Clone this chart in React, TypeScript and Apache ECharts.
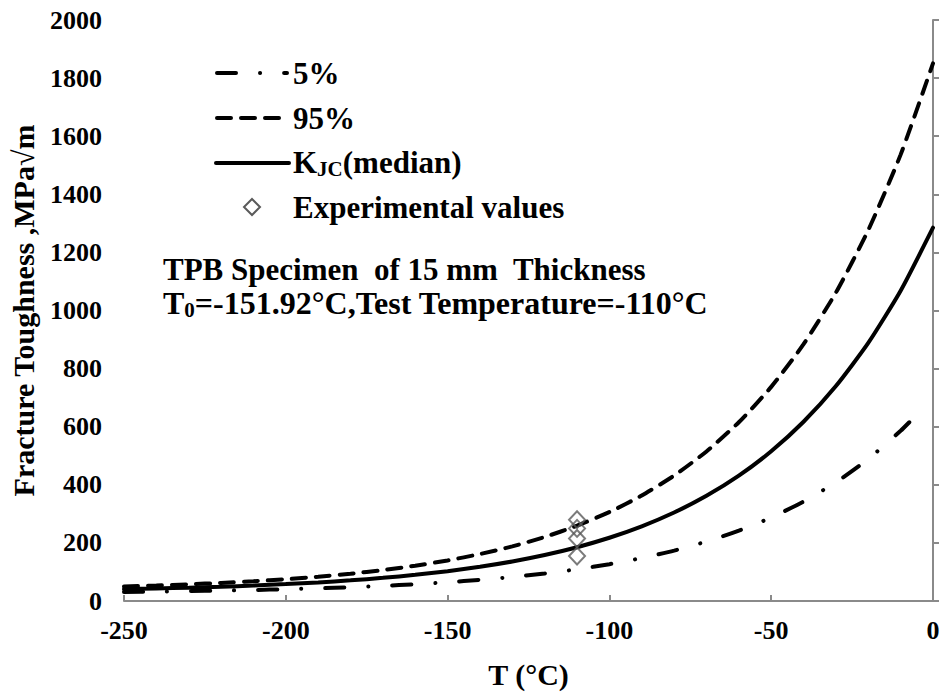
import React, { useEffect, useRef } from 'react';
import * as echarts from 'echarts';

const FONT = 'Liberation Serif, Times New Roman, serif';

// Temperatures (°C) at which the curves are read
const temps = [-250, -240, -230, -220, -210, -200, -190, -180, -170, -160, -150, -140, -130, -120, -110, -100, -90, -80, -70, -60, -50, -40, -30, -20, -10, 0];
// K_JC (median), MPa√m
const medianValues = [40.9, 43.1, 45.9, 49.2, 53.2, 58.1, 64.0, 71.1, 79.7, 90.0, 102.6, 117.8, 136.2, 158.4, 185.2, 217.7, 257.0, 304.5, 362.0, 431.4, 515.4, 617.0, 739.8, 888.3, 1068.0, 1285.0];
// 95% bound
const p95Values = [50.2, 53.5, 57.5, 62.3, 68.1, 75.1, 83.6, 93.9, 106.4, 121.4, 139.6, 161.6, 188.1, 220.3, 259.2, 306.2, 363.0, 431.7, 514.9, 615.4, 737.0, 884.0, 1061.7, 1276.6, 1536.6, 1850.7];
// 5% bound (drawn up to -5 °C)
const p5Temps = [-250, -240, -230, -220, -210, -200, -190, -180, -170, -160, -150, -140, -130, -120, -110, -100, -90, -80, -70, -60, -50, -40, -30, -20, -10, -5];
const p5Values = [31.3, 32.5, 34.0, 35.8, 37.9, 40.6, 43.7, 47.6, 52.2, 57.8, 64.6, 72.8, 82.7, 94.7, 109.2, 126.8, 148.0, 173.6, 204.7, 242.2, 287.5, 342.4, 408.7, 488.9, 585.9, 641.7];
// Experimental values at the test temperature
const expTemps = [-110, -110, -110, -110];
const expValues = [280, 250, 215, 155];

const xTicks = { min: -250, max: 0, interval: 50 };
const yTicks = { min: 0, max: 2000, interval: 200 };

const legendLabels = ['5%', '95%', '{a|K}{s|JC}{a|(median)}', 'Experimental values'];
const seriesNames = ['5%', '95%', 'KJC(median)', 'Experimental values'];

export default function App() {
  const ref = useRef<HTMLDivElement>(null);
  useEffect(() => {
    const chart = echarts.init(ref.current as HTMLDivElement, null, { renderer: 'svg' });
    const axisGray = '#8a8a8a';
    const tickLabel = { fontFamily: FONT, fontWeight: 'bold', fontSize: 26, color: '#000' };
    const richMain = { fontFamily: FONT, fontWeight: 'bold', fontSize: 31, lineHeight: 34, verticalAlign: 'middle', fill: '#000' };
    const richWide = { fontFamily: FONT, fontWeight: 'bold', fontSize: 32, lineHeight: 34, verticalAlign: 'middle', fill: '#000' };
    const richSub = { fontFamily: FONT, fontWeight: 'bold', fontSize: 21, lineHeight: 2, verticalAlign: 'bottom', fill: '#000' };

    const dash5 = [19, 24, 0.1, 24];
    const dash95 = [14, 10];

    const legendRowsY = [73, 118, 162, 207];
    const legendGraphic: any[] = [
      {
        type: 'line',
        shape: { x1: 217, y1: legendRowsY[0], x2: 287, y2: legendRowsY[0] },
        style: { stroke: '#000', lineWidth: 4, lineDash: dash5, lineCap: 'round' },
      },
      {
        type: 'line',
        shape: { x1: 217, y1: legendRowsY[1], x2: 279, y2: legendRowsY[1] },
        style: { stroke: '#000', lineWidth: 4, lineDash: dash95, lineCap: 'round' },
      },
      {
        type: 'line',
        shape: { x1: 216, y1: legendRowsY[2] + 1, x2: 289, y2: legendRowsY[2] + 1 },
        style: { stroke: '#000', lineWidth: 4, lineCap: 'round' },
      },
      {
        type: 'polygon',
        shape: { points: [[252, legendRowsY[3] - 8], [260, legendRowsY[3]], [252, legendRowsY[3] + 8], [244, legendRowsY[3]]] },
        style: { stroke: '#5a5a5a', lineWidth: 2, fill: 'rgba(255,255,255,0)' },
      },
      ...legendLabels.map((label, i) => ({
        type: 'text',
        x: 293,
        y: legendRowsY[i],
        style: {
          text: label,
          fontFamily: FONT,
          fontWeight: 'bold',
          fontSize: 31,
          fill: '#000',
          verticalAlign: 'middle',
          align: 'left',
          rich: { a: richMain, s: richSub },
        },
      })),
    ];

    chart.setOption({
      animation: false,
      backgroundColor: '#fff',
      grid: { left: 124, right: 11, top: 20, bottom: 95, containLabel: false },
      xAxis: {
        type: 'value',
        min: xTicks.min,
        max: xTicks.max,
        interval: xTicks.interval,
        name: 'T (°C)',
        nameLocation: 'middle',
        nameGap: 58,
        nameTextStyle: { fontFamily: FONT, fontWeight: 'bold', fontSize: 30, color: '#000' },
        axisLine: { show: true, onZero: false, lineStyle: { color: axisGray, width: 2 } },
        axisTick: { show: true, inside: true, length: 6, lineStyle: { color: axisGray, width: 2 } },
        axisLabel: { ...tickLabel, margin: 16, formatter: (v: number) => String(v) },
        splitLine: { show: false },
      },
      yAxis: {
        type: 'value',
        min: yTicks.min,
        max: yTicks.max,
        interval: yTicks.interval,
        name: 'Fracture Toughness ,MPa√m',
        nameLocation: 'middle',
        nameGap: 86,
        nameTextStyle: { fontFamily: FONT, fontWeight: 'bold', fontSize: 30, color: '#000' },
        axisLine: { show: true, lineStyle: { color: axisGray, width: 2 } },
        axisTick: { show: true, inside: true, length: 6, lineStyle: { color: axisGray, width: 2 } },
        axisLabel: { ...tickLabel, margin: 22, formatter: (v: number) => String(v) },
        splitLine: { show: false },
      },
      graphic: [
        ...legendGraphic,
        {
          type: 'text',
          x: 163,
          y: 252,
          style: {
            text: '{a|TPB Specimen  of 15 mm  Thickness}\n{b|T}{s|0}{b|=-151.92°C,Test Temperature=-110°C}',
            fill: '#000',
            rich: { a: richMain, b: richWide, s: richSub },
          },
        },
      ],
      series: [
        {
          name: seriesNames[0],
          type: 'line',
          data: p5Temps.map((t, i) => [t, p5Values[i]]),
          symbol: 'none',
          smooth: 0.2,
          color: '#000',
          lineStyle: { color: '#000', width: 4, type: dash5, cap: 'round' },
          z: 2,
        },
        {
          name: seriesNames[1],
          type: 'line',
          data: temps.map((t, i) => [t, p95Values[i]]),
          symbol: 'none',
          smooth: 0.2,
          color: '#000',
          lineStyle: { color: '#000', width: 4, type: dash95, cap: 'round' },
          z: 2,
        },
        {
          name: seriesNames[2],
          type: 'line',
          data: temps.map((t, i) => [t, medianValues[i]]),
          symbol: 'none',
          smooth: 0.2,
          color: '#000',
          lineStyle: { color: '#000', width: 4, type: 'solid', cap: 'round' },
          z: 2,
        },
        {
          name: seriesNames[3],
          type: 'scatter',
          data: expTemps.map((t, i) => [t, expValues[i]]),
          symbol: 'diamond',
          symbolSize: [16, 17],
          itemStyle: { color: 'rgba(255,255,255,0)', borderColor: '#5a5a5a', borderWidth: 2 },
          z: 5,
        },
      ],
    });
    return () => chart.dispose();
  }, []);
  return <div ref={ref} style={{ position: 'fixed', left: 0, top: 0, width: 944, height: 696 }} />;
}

---

■ Instruction: Leave out the pictures. Transcribe only the lines above, from the first through the one that contains "const FONT = 'Liberation".

■ Exercise response:
Clone this chart in React, TypeScript and Apache ECharts.
import React, { useEffect, useRef } from 'react';
import * as echarts from 'echarts';

const FONT = 'Liberation Serif, Times New Roman, serif';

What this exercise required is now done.